Some experts suggest, however, that the trend may only be short-term.
Analysis of recent US visa data by the Wall Street Journal found that the country issued 31,055 academic visas to Chinese nationals, down from 64,261 for the same period in 2019.
Prior to the covid-19 pandemic, China was the biggest sender of students to the US for ten consecutive years, with 369,548 Chinese students in the US in 2019. The US was also the most popular destination among Chinese students.
However the pandemic led to a dramatic fall in these numbers, with an almost 40% decrease in the number of Chinese students in the US in 2019-20.
“The political tensions between the governments have contributed to the decline”
Grace Zhu, China branch director at market research company BONARD, said while covid has “heavily affected” the number of Chinese students in the US, market insights show that the trend began before the pandemic.
“The political tensions between the governments have contributed to the decline of Chinese students interested in US,” Zhu said.
“Set against that, there are increasing interest to other English speaking destinations especially UK or Asian destinations such as Hong Kong or Singapore.”
BONARD’s research has also found that more education agents in major Chinese cities are promoting UK courses than US ones.

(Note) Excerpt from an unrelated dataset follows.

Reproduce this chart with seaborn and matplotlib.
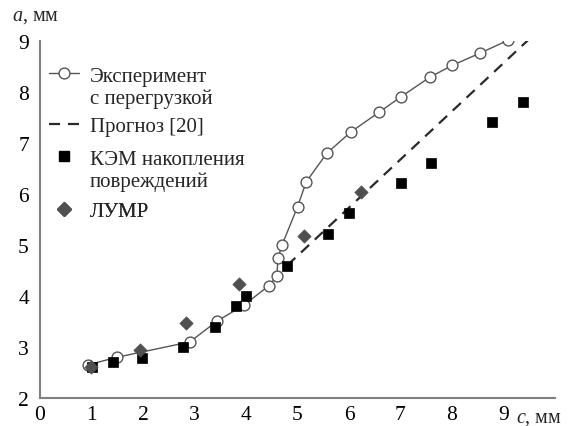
import matplotlib
matplotlib.use("Agg")
import matplotlib.pyplot as plt
from matplotlib.lines import Line2D
import seaborn as sns
import pandas as pd

# ---- data ----
exp_c = [0.93, 1.50, 2.91, 3.44, 3.96, 4.44, 4.60, 4.62, 4.70, 5.00, 5.17, 5.57, 6.04, 6.58, 7.00, 7.57, 8.00, 8.54, 9.08]
exp_a = [2.65, 2.80, 3.10, 3.51, 3.82, 4.20, 4.39, 4.74, 5.00, 5.75, 6.24, 6.80, 7.22, 7.60, 7.90, 8.29, 8.52, 8.76, 9.01]

prog_c = [4.80, 9.48]
prog_a = [4.60, 9.02]

kem_c = [1.00, 1.41, 1.99, 2.78, 3.40, 3.80, 4.00, 4.80, 5.59, 6.00, 7.00, 7.59, 8.78, 9.38]
kem_a = [2.60, 2.70, 2.78, 3.00, 3.39, 3.80, 4.00, 4.59, 5.21, 5.62, 6.21, 6.60, 7.41, 7.80]

lumr_c = [0.99, 1.94, 2.83, 3.87, 5.13, 6.23]
lumr_a = [2.60, 2.94, 3.47, 4.23, 5.18, 6.03]

x_ticks = [0, 1, 2, 3, 4, 5, 6, 7, 8, 9, 10]
x_labels = ["0", "1", "2", "3", "4", "5", "6", "7", "8", "9", ""]
y_ticks = [2, 3, 4, 5, 6, 7, 8, 9]

legend_labels = ["Эксперимент", "с перегрузкой", "Прогноз [20]",
                 "КЭМ накопления", "повреждений", "ЛУМР"]

# ---- style ----
sns.set_style("white")
plt.rcParams["font.family"] = ["Liberation Serif", "DejaVu Serif"]
plt.rcParams["mathtext.fontset"] = "custom"
plt.rcParams["mathtext.it"] = "Liberation Serif:italic"
plt.rcParams["mathtext.rm"] = "Liberation Serif"

W, H = 572, 427
fig = plt.figure(figsize=(W / 100, H / 100), dpi=100)
ax = fig.add_axes([40 / W, 28 / H, 515 / W, 357 / H])

line_gray = "#555555"
dia_gray = "#505050"
dash_col = "#2a2a2a"

df_exp = pd.DataFrame({"c": exp_c, "a": exp_a})
df_prog = pd.DataFrame({"c": prog_c, "a": prog_a})
df_kem = pd.DataFrame({"c": kem_c, "a": kem_a})
df_lumr = pd.DataFrame({"c": lumr_c, "a": lumr_a})

sns.lineplot(data=df_exp, x="c", y="a", ax=ax, sort=False, estimator=None,
             color=line_gray, linewidth=1.0, marker="o", markersize=7.8,
             markerfacecolor="white", markeredgecolor=line_gray,
             markeredgewidth=1.0, zorder=3, legend=False)
sns.lineplot(data=df_prog, x="c", y="a", ax=ax, sort=False, estimator=None,
             color=dash_col, linewidth=1.6, linestyle=(0, (5, 3.5)),
             zorder=2, legend=False)
sns.scatterplot(data=df_kem, x="c", y="a", ax=ax, marker="s", s=60,
                color="black", edgecolor="black", linewidth=0.5, zorder=4,
                legend=False)
sns.scatterplot(data=df_lumr, x="c", y="a", ax=ax, marker="D", s=46,
                color=dia_gray, edgecolor=dia_gray, linewidth=0.5, zorder=5,
                legend=False)

ax.set_xlim(0, 10)
ax.set_ylim(2, 9)
ax.set_xticks(x_ticks)
ax.set_xticklabels(x_labels)
ax.set_yticks(y_ticks)
ax.set_xlabel("")
ax.set_ylabel("")

for s in ["top", "right"]:
    ax.spines[s].set_visible(False)
for s in ["left", "bottom"]:
    ax.spines[s].set_color("#808080")
    ax.spines[s].set_linewidth(1.5)

ax.tick_params(axis="both", direction="in", length=4.5, width=1.2,
               color="#808080", labelsize=15.5, labelcolor="black")
ax.tick_params(axis="y", pad=8)
ax.tick_params(axis="x", pad=5)

fig.text(12 / W, 1 - 21 / H, "$a$, мм", fontsize=14.5, va="baseline", ha="left")
fig.text(516 / W, 1 - 423 / H, "$c$, мм", fontsize=14.5, va="baseline", ha="left")

# legend (four groups so the spacing matches the original)
blank = Line2D([], [], linestyle="none", marker=None)
h_exp = Line2D([], [], color=line_gray, lw=1.0, marker="o", markersize=7.8,
               markerfacecolor="white", markeredgecolor=line_gray)
h_prog = Line2D([], [], color=dash_col, lw=1.6, linestyle=(0, (5, 3.5)))
h_kem = Line2D([], [], linestyle="none", marker="s", markersize=7.7,
               color="black")
h_lumr = Line2D([], [], linestyle="none", marker="D", markersize=6.8,
                color=dia_gray)

groups = [
    ([h_exp, blank], legend_labels[0:2], 88),
    ([h_prog], legend_labels[2:3], 127),
    ([h_kem, blank], legend_labels[3:5], 171),
    ([h_lumr], legend_labels[5:6], 212),
]
for hs, ls, py in groups:
    leg = ax.legend(handles=hs, labels=ls, loc="center left",
                    bbox_to_anchor=(0.018, (399 - py) / 357), frameon=False,
                    fontsize=15, borderpad=0, borderaxespad=0,
                    handlelength=1.45, handletextpad=0.5, labelspacing=0.12,
                    numpoints=1)
    ax.add_artist(leg)

fig.savefig("out.png", dpi=100)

Internet engagement data from BOSSA, an umbrella organisation for Chinese study abroad agencies, also shows a long-term decline in interest in the US as a potential study destination among prospective students and families.
“We measured media consumption and search for ‘study in America’ themed content nationwide in China,” said BOSSA spokesperson Jon Santangelo.
“The US was already behind the United Kingdom in 2019. The UK has vastly outpaced the US and demonstrated the most interest out of all study destinations worldwide, since before the pandemic.”
But Zhu said she doesn’t believe that the trend will necessarily be long-term, predicting that the US market will “bounce back”, although the country may no longer “dominate” in China as other destinations grow in popularity.
“It depends on whether [US] educators are willing to make more effort and investment in the China market,” Zhu said.